Il est évident qu’avec le niveau d’investissement actuel, le Sénégal ne sortira jamais de la récession scientifique et n’arrivera pas à soutenir la compétition avec les pays qui ont scolarisé tous leurs enfants et qui comptent au moins plus de 80% de bacheliers dans chaque classe d’âge.

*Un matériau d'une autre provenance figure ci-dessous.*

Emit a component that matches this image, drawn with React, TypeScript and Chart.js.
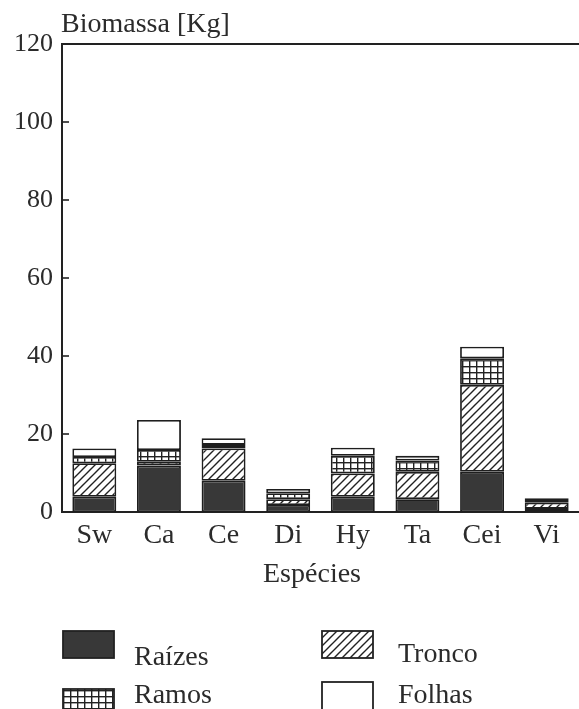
import React, { useEffect, useRef } from "react";
import { Chart, registerables } from "chart.js";

Chart.register(...registerables);

const categories = ["Sw", "Ca", "Ce", "Di", "Hy", "Ta", "Cei", "Vi"];
const raizes = [3.9, 11.9, 8.0, 1.8, 3.9, 3.3, 10.3, 0.8];
const tronco = [8.6, 1.0, 8.3, 1.5, 6.0, 7.0, 22.3, 1.6];
const ramos = [1.6, 3.0, 0.9, 1.5, 4.5, 2.9, 6.8, 0.7];
const folhas = [2.2, 7.7, 1.7, 1.1, 2.1, 1.2, 3.0, 0.4];
const yTicks = [0, 20, 40, 60, 80, 100, 120];
const seriesNames = ["Raízes", "Tronco", "Ramos", "Folhas"];

const SERIF = "'Liberation Serif', 'Times New Roman', serif";
const INK = "#2b2b2b";

function makeTile(w: number, h: number, draw: (c: CanvasRenderingContext2D) => void) {
  const cv = document.createElement("canvas");
  cv.width = w;
  cv.height = h;
  const c = cv.getContext("2d")!;
  c.fillStyle = "#ffffff";
  c.fillRect(0, 0, w, h);
  draw(c);
  return document.createElement("canvas").getContext("2d")!.createPattern(cv, "repeat")!;
}

export default function App() {
  const ref = useRef<HTMLCanvasElement>(null);

  useEffect(() => {
    const hatch = makeTile(8, 8, (c) => {
      c.strokeStyle = "#222";
      c.lineWidth = 1.4;
      c.beginPath();
      c.moveTo(0, 8);
      c.lineTo(8, 0);
      c.moveTo(-1, 1);
      c.lineTo(1, -1);
      c.moveTo(7, 9);
      c.lineTo(9, 7);
      c.stroke();
    });
    const grid = makeTile(7, 6, (c) => {
      c.fillStyle = "#222";
      c.fillRect(0, 0, 7, 1.4);
      c.fillRect(0, 0, 1.4, 6);
    });
    const dark = "#383838";
    const white = "#ffffff";
    const fills = [dark, hatch, grid, white];

    const deco = {
      id: "deco",
      afterDraw(chart: any) {
        const ctx = chart.ctx as CanvasRenderingContext2D;
        const a = chart.chartArea;
        const ys = chart.scales.y;
        ctx.save();
        ctx.strokeStyle = "#222";
        ctx.lineWidth = 2;
        ctx.beginPath();
        ctx.moveTo(a.left - 1, a.top);
        ctx.lineTo(a.right, a.top);
        ctx.stroke();
        ctx.lineWidth = 1.6;
        for (const v of yTicks) {
          if (v === 0 || v === 120) continue;
          const py = ys.getPixelForValue(v);
          ctx.beginPath();
          ctx.moveTo(a.left, py);
          ctx.lineTo(a.left + 7, py);
          ctx.stroke();
        }
        ctx.fillStyle = INK;
        ctx.font = `28px ${SERIF}`;
        ctx.textAlign = "left";
        ctx.textBaseline = "alphabetic";
        ctx.fillText("Biomassa [Kg]", 61, 32);
        ctx.font = `28px ${SERIF}`;
        ctx.textAlign = "center";
        ctx.fillText("Espécies", 312, 582);

        const legend = [
          { x: 63, y: 631, h: 27, tx: 134, ty: 665 },
          { x: 322, y: 631, h: 27, tx: 398, ty: 662 },
          { x: 63, y: 689, h: 26, tx: 134, ty: 703 },
          { x: 322, y: 682, h: 30, tx: 398, ty: 703 },
        ];
        legend.forEach((l, i) => {
          ctx.fillStyle = fills[i] as any;
          ctx.fillRect(l.x, l.y, 51, l.h);
          ctx.strokeStyle = "#222";
          ctx.lineWidth = 1.8;
          ctx.strokeRect(l.x, l.y, 51, l.h);
          ctx.fillStyle = INK;
          ctx.font = `28px ${SERIF}`;
          ctx.textAlign = "left";
          ctx.fillText(seriesNames[i], l.tx, l.ty);
        });
        ctx.restore();
      },
    };

    const values = [raizes, tronco, ramos, folhas];
    const chart = new Chart(ref.current!, {
      type: "bar",
      data: {
        labels: categories,
        datasets: values.map((d, i) => ({
          label: seriesNames[i],
          data: d,
          backgroundColor: fills[i] as any,
          borderColor: "#1e1e1e",
          borderWidth: 1.8,
          borderSkipped: false,
          barPercentage: 0.68,
          categoryPercentage: 1,
        })),
      },
      options: {
        responsive: false,
        animation: false,
        devicePixelRatio: 1,
        layout: { padding: { top: 44, left: 0, right: 0, bottom: 0 } },
        plugins: { legend: { display: false }, tooltip: { enabled: false } },
        scales: {
          x: {
            stacked: true,
            offset: true,
            grid: { display: false, drawTicks: false },
            border: { display: true, color: "#222", width: 2 },
            ticks: { color: INK, font: { family: SERIF, size: 28 }, padding: 7, maxRotation: 0, autoSkip: false },
            afterFit: (s: any) => {
              s.height = 197;
            },
          },
          y: {
            stacked: true,
            min: 0,
            max: 120,
            grid: { display: false, drawTicks: false },
            border: { display: true, color: "#222", width: 2 },
            ticks: { stepSize: 20, color: INK, font: { family: SERIF, size: 26 }, padding: 9 },
            afterFit: (s: any) => {
              s.width = 62;
            },
          },
        },
      },
      plugins: [deco],
    });
    return () => chart.destroy();
  }, []);

  return (
    <div style={{ position: "fixed", left: 0, top: 0, width: 579, height: 709, background: "#fff" }}>
      <canvas ref={ref} width={579} height={709} style={{ display: "block" }} />
    </div>
  );
}
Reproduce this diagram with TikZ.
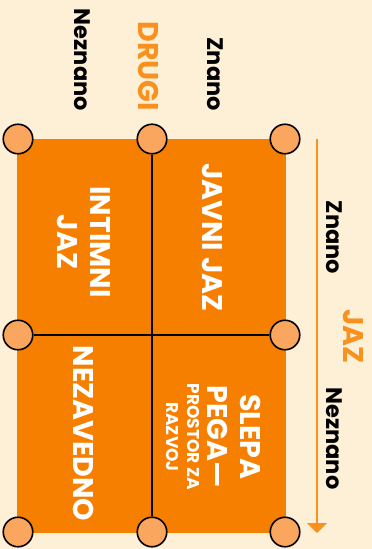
\documentclass[tikz,border=0pt]{standalone}
\usepackage{fontspec}
\setmainfont{Poppins}
\usetikzlibrary{arrows.meta}
\definecolor{cream}{HTML}{FEF0D6}
\definecolor{boxorange}{HTML}{F77F00}
\definecolor{dotorange}{HTML}{FBA65F}
\definecolor{textorange}{HTML}{F8911E}
\begin{document}
\begin{tikzpicture}[x=1pt,y=-1pt,
    corner/.style={circle,draw=black,line width=1.6pt,fill=dotorange,minimum size=29.5pt,inner sep=0pt},
    axislabel/.style={rotate=-90,inner sep=0pt,font=\fontsize{22.5}{27}\selectfont\bfseries},
    axistitle/.style={axislabel,text=textorange,font=\fontsize{28.5}{33}\selectfont\bfseries},
    cell/.style={rotate=-90,inner sep=0pt,align=center,text=white,font=\fontsize{28.5}{33}\selectfont\bfseries}]
    \fill[cream] (0,0) rectangle (372,549);
    \useasboundingbox (0,0) rectangle (372,549);
    \fill[boxorange] (17,139) rectangle (286,533);

    \node[corner] (tl) at (18,139) {};
    \node[corner] (tm) at (152,139) {};
    \node[corner] (tr) at (285,139) {};
    \node[corner] (ml) at (18,335) {};
    \node[corner] (mr) at (285,335) {};
    \node[corner] (bl) at (18,532) {};
    \node[corner] (bm) at (152,532) {};
    \node[corner] (br) at (285,532) {};

    \draw[line width=1.5pt] (tm) -- (bm);
    \draw[line width=1.5pt] (ml) -- (mr);

    \node[axislabel,anchor=east] (topneznano) at (82.5,111) {Neznano};
    \node[axistitle,anchor=east] (drugi) at (149,111) {DRUGI};
    \node[axislabel,anchor=east] (topznano) at (215.5,111) {Znano};

    \coordinate (arrtop) at (317,139);
    \coordinate (arrend) at (317,533);
    \draw[textorange,line width=2pt,-{Triangle[width=20pt,length=10pt]}] (arrtop) -- (arrend);

    \node[axislabel] (rightznano) at (334,237.5) {Znano};
    \node[axistitle] (jaz) at (353,336.5) {JAZ};
    \node[axislabel] (rightneznano) at (334,438.5) {Neznano};

    \node[cell] (javni) at (212,237.5) {JAVNI JAZ};
    \node[cell] (intimni) at (83.5,242) {INTIMNI\\JAZ};
    \node[cell] (nezavedno) at (84,433.5) {NEZAVEDNO};
    \node[cell] (slepa) at (213.5,437) {SLEPA\\PEGA—\\[-13pt]\fontsize{17}{20}\selectfont PROSTOR ZA\\[-12pt]\fontsize{17}{20}\selectfont RAZVOJ};
\end{tikzpicture}
\end{document}
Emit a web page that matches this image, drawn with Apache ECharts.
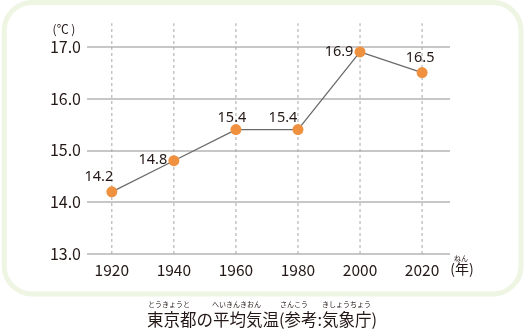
<!DOCTYPE html>
<html>
<head>
<meta charset="utf-8">
<script src="https://cdn.jsdelivr.net/npm/echarts@6/dist/echarts.min.js"></script>
<style>html,body{margin:0;padding:0;background:#fff}#c{width:525px;height:334px}</style>
</head>
<body>
<div id="c"></div>
<script>
const years = [1920, 1940, 1960, 1980, 2000, 2020];
const temps = [14.2, 14.8, 15.4, 15.4, 16.9, 16.5];
const yTicks = [13, 14, 15, 16, 17];
const title = '東京都の平均気温(参考:気象庁)';
const unitY = '(℃ )';
const unitX = '(年)';

const labelOffsets = [[-13, -15], [-21, -1], [-4, -12], [-15, -12], [-21, 0], [-2, -15]];

const chart = echarts.init(document.getElementById('c'));
const jp = '"Noto Sans CJK JP", "Noto Sans", sans-serif';
const ruby = (t, x, y) => ({type: 'text', x: x, y: y, style: {text: t, fill: '#231815', font: '7px ' + jp, textAlign: 'center', textVerticalAlign: 'middle'}});
const yMin = yTicks[0], yMax = yTicks[yTicks.length - 1];

chart.setOption({
  animation: false,
  backgroundColor: '#fff',
  grid: {left: 87, right: 75, top: 46.7, bottom: 80},
  xAxis: {
    type: 'value', min: 1912, max: 2029,
    axisLine: {show: false}, axisTick: {show: false}, splitLine: {show: false},
    axisLabel: {customValues: years, formatter: v => String(v), margin: 8, fontSize: 15.5, color: '#231815', fontFamily: jp}
  },
  yAxis: {
    type: 'value', min: yMin, max: yMax, interval: 1,
    axisLine: {show: false}, axisTick: {show: false},
    splitLine: {lineStyle: {color: '#b4b4b4', width: 1.6}},
    axisLabel: {formatter: v => v.toFixed(1), margin: 6, fontSize: 16, color: '#231815', fontFamily: jp}
  },
  graphic: [
    {type: 'rect', z: -10, shape: {x: 4.2, y: 2.5, width: 516.8, height: 291.5, r: 28}, style: {fill: '#fff', stroke: '#eef5e3', lineWidth: 5}},
    {type: 'text', x: 64, y: 29, style: {text: unitY, font: '12px ' + jp, fill: '#231815', textAlign: 'center', textVerticalAlign: 'middle'}},
    {type: 'text', x: 462, y: 269, style: {text: unitX, font: '14px ' + jp, fill: '#231815', textAlign: 'center', textVerticalAlign: 'middle'}},
    ruby('ねん', 461, 258),
    {type: 'text', x: 262, y: 319.5, style: {text: title, font: '16.5px ' + jp, fill: '#231815', textAlign: 'center', textVerticalAlign: 'middle'}},
    ruby('とうきょうと', 169, 304.5),
    ruby('へいきんきおん', 236.5, 304.5),
    ruby('さんこう', 294, 304.5),
    ruby('きしょうちょう', 346.5, 304.5)
  ],
  series: [
    {
      type: 'custom', z: 1, clip: false, silent: true,
      data: years.map(y => [y]),
      encode: {x: 0},
      renderItem: (params, api) => {
        const p0 = api.coord([api.value(0), yMin]);
        const p1 = api.coord([api.value(0), yMax]);
        return {
          type: 'line',
          shape: {x1: p0[0], y1: p0[1], x2: p1[0], y2: p1[1] - 23.5},
          style: {stroke: '#a8a8a8', lineWidth: 1, lineDash: [3, 3]}
        };
      }
    },
    {
      type: 'line', z: 3, clip: false,
      data: years.map((y, i) => ({
        value: [y, temps[i]],
        label: {offset: labelOffsets[i]}
      })),
      lineStyle: {color: '#6b6b6b', width: 1.3},
      symbol: 'circle', symbolSize: 11,
      itemStyle: {color: '#f0913f', borderWidth: 0},
      label: {show: true, position: 'inside', formatter: p => p.value[1].toFixed(1), fontSize: 14.5, color: '#231815', fontFamily: '"Noto Sans", sans-serif'}
    }
  ]
});
</script>
</body>
</html>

Enfin, comme on le voit, il est difficile de trouver dans ce qui est dit supra, le portrait du « Syndicalisme destructeur », peint par le Président de la République. Au contraire, les organisations professionnelles du secteur éducatif restent les seuls acteurs qui veillent sur la bonne formation de la jeunesse, sur le respect des normes scolaires et universitaires ainsi que sur la compétitivité scientifique du Sénégal. Pour dire que l’urgence des dirigeants politiques devrait être ailleurs que dans le dénigrement et la diabolisation des syndicalistes. L’accueil des 50000 bacheliers qui vont frapper à la porte de l’enseignement supérieur, leur mise en conditions d’apprentissage réel (pas virtuel !) et la normalisation du fonctionnement des établissements scolaires et universitaires devraient leur suffire  comme peine.  Budul woon seendikaayi, caaf xëm, Senegal ñaaw !!